3.2. Read the text and find out more about payment in international trade.
Risks and Methods of Payment in International Trade
Both sides face risks in an export transaction. This is because there is always the possibility that the other side may not fulfil the contract.
For the exporters there is the risk of buyer default, the customers might not pay in full for the goods. There are several possible reasons for this: the importers might go bankrupt; a war might start or the importers’ government might decide to ban trade with the exporting country; or they might ban imports of certain commodities. Another possibility is that the importers might run into the difficulties getting the foreign exchange to pay for the goods. It is even possible that the importers are not reliable and simply refuse to pay the agreed amount of money.

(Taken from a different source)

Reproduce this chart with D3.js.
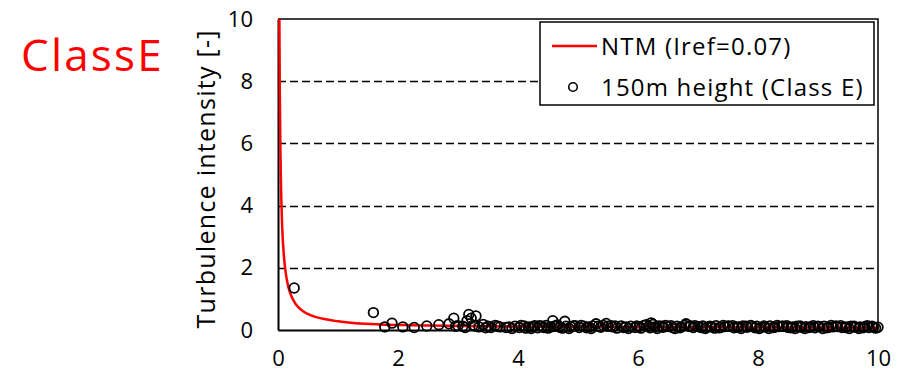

For the importers there is the risk that the goods will be delayed and they might only receive them a long time after paying for them. This may be caused by port congestion or strikes. Delays in fulfilment of orders by exporters and difficult Customs clearance in the importing country can cause loss of business. There is also a risk that the wrong goods might be sent.

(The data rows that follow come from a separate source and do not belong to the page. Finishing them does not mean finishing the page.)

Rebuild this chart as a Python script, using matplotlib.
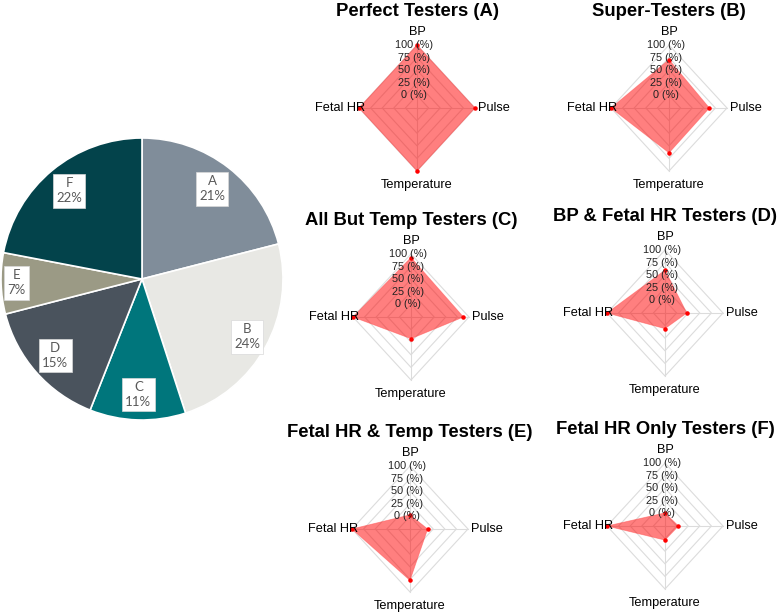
import numpy as np
import matplotlib
matplotlib.use("Agg")
import matplotlib.pyplot as plt

# pie data
groups = ["A", "B", "C", "D", "E", "F"]
shares = [21, 24, 11, 15, 7, 22]
pie_colors = ["#808d9a", "#e8e8e4", "#00767c", "#4a535d", "#9b9a85", "#03434b"]

# radar data (percent of testers), order: BP, Fetal HR, Temperature, Pulse
axes_names = ["BP", "Fetal HR", "Temperature", "Pulse"]
titles = ["Perfect Testers (A)", "Super-Testers (B)", "All But Temp Testers (C)",
          "BP & Fetal HR Testers (D)", "Fetal HR & Temp Testers (E)", "Fetal HR Only Testers (F)"]
bp = [100, 71, 93, 60, 3, 1]
fetal_hr = [100, 100, 100, 100, 100, 100]
temperature = [100, 64, 18, 6, 77, 3]
pulse = [100, 62, 88, 22, 13, 4]
tick_labels = ["0 (%)", "25 (%)", "50 (%)", "75 (%)", "100 (%)"]

W, H = 777, 615
fig = plt.figure(figsize=(W / 100, H / 100), dpi=100)
plt.rcParams["font.family"] = ["Liberation Sans", "DejaVu Sans"]


def px_axes(cx, cy, rx, ry, xr, yr):
    # axes whose data unit is rx / ry pixels, centred on pixel (cx, cy)
    w, h = 2 * xr * rx, 2 * yr * ry
    return fig.add_axes([(cx - w / 2) / W, (H - cy - h / 2) / H, w / W, h / H])


# ---- pie ----
ax = px_axes(142, 279, 141, 141, 1.0, 1.0)
wedges, texts = ax.pie(shares, colors=pie_colors, startangle=90, counterclock=False,
                       wedgeprops=dict(edgecolor="white", linewidth=1.2))
ax.set_xlim(-1.0, 1.0)
ax.set_ylim(-1.0, 1.0)
ax.set_aspect("auto")
label_r = [0.81, 0.85, 0.82, 0.82, 0.89, 0.81]
for w, g, s, r in zip(wedges, groups, shares, label_r):
    ang = np.deg2rad((w.theta1 + w.theta2) / 2)
    ax.text(r * np.cos(ang), r * np.sin(ang), f"{g}\n{s}%", ha="center", va="center",
            fontsize=9.5, color="#595959", family=["Lato", "DejaVu Sans"], linespacing=1.3,
            bbox=dict(boxstyle="square,pad=0.25", facecolor="white", edgecolor="#d9d9d9", linewidth=0.5))

# ---- radars ----
centers = [(417, 108), (669, 108), (411, 317), (665, 313), (410, 529), (665, 526)]
angles = np.deg2rad([90, 180, 270, 0])
levels = [0, 25, 50, 75, 100]


def scale(v):
    # fmsb style: 0 sits on the first inner ring
    return (np.asarray(v) / 100 * 4 + 1) / 5


for i, (cx, cy) in enumerate(centers):
    ax = px_axes(cx, cy, 58, 63, 1.6, 1.6)
    ax.set_xlim(-1.6, 1.6)
    ax.set_ylim(-1.6, 1.6)
    ax.axis("off")
    for lv in levels:
        r = scale(lv)
        xs = np.append(r * np.cos(angles), r * np.cos(angles[0]))
        ys = np.append(r * np.sin(angles), r * np.sin(angles[0]))
        ax.plot(xs, ys, color="#dcdcdc", linewidth=0.8, zorder=1)
    for a in angles:
        ax.plot([0, np.cos(a)], [0, np.sin(a)], color="#dcdcdc", linewidth=0.8, zorder=1)

    vals = scale([bp[i], fetal_hr[i], temperature[i], pulse[i]])
    px = vals * np.cos(angles)
    py = vals * np.sin(angles)
    ax.fill(px, py, facecolor=(1, 0, 0, 0.5), edgecolor=(1, 0.3, 0.3, 0.5), linewidth=0.6, zorder=2)
    ax.scatter(px, py, s=5, color="red", zorder=3)

    for lv, tl in zip(levels, tick_labels):
        ax.text(-0.05, scale(lv), tl, ha="center", va="center", fontsize=7.8, color="#222222", zorder=4)

    ax.text(0, 1.21, axes_names[0], ha="center", va="center", fontsize=9.2)
    ax.text(-1.33, 0, axes_names[1], ha="center", va="center", fontsize=9.2)
    ax.text(0, -1.22, axes_names[2], ha="center", va="center", fontsize=9.2)
    ax.text(1.33, 0, axes_names[3], ha="center", va="center", fontsize=9.2)
    ax.text(0, 1.53, titles[i], ha="center", va="center", fontsize=13.3, fontweight="bold", clip_on=False)

fig.savefig("out.png", dpi=100)
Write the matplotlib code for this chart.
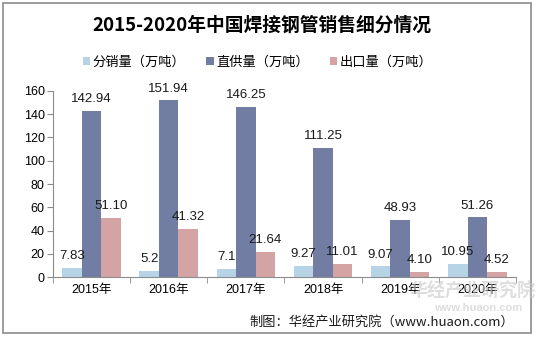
import matplotlib
matplotlib.use("Agg")
import matplotlib.pyplot as plt
import numpy as np
from matplotlib.patches import Rectangle

plt.rcParams['font.family'] = ['Liberation Sans', 'Noto Sans CJK SC', 'DejaVu Sans']

years = ['2015年', '2016年', '2017年', '2018年', '2019年', '2020年']
series_names = ['分销量（万吨）', '直供量（万吨）', '出口量（万吨）']
fenxiao = [7.83, 5.2, 7.1, 9.27, 9.07, 10.95]
zhigong = [142.94, 151.94, 146.25, 111.25, 48.93, 51.26]
chukou = [51.10, 41.32, 21.64, 11.01, 4.10, 4.52]
fenxiao_labels = ['7.83', '5.2', '7.1', '9.27', '9.07', '10.95']
zhigong_labels = ['142.94', '151.94', '146.25', '111.25', '48.93', '51.26']
chukou_labels = ['51.10', '41.32', '21.64', '11.01', '4.10', '4.52']
yticks = [0, 20, 40, 60, 80, 100, 120, 140, 160]

colors = ['#B7D3E6', '#717DA2', '#D4A4A4']

fig = plt.figure(figsize=(5.37, 3.37), dpi=100)
fig.patches.append(Rectangle((0.006, 0.012), 0.982, 0.979, transform=fig.transFigure,
                             fill=False, edgecolor='#8C8C8C', linewidth=1.2))
ax = fig.add_axes([0.0987, 0.178, 0.862, 0.552])

x = np.arange(len(years))
w = 0.253
data = [fenxiao, zhigong, chukou]
labels = [fenxiao_labels, zhigong_labels, chukou_labels]
for i, (vals, labs, c, name) in enumerate(zip(data, labels, colors, series_names)):
    pos = x + (i - 1) * w
    ax.bar(pos, vals, width=w, color=c, label=name, zorder=2)
    for p, v, t in zip(pos, vals, labs):
        ax.text(p, v + 5, t, ha='center', va='bottom', fontsize=9.5, color='#1a1a1a')

ax.set_xlim(-0.5, len(years) - 0.5)
ax.set_ylim(0, 160)
ax.set_yticks(yticks)
ax.set_yticklabels([str(t) for t in yticks], fontsize=9)
ax.set_xticks(x)
ax.set_xticklabels(years, fontsize=9)
ax.set_xticks(np.arange(-0.5, len(years), 1), minor=True)
ax.tick_params(axis='x', which='major', length=0, pad=5)
ax.tick_params(axis='x', which='minor', length=4, color='#8C8C8C')
ax.tick_params(axis='y', length=4, color='#8C8C8C', pad=2)
for s in ['top', 'right']:
    ax.spines[s].set_visible(False)
for s in ['left', 'bottom']:
    ax.spines[s].set_color('#8C8C8C')

fig.text(0.487, 0.925, '2015-2020年中国焊接钢管销售细分情况', ha='center', va='center',
         fontsize=13.5, fontweight='bold', family=['Noto Sans CJK SC', 'DejaVu Sans'])

leg = ax.legend(loc='center', bbox_to_anchor=(0.48, 0.815), bbox_transform=fig.transFigure,
                ncol=3, frameon=False, handlelength=0.55, handleheight=0.55,
                handletextpad=0.2, columnspacing=1.6,
                prop={'family': ['Noto Sans CJK SC', 'DejaVu Sans'], 'size': 9.5})

# watermark
fig.text(0.88, 0.135, '华经产业研究院', ha='center', va='center', fontsize=13,
         color='#C8C8C8', alpha=0.6, family=['Noto Sans CJK SC'], fontweight='bold')
fig.text(0.89, 0.085, 'www.huaon.com', ha='center', va='center', fontsize=8,
         color='#C8C8C8', alpha=0.6, fontweight='bold')

fig.text(0.958, 0.045, '制图：华经产业研究院（www.huaon.com）', ha='right', va='center',
         fontsize=9.5, color='#1a1a1a', family=['Noto Sans CJK SC', 'DejaVu Sans'])

fig.savefig('out.png', dpi=100)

To succeed in today’s global marketplace and win sales against foreign competitors, exporters must offer their customers attractive sales terms supported by the appropriate payment methods. Because getting paid in full and on time is the ultimate goal for each export sale, an appropriate payment method must be chosen carefully to minimize the payment risk while also accommodating the needs of the buyer.
There are three basic methods of payment for international transactions.
1. Payment against documents. The shipping documents are exchanged with the bank representing the importers. There are two procedures: Documentary Bills and Documentary Letters of Credit. The latter is the most common method of payment, because Letters of Credit (LCs) are one of the most secure instruments available to international traders.
2. Payment into an open account. This is used when there is complete trust between seller and buyer. Also there must be no political or currency problems. The exporters simply airmail the shipping documents to the importers who settle their account monthly or quaterly.
3. Cash in advance. With cash-in-advance payment terms, an exporter can avoid credit risk because payment is received before the ownership of the goods is transferred. For international sales, wire transfers and credit cards are the most commonly used cash-in-advance options available to exporters. With the advancement of the Internet, escrow services are becoming another cash-in-advance option for small export transactions. However, requiring payment in advance is the least attractive option for the buyer, because it creates unfavorable cash flow. Foreign buyers are also concerned that the goods may not be sent if payment is made in advance. Thus, exporters who insist on this payment method as their sole manner of doing business may lose to competitors who offer more attractive payment terms.
Whatever method is used, the sellers have to check the credit status of the buyers. Also in cases of very big contracts, government finance is used.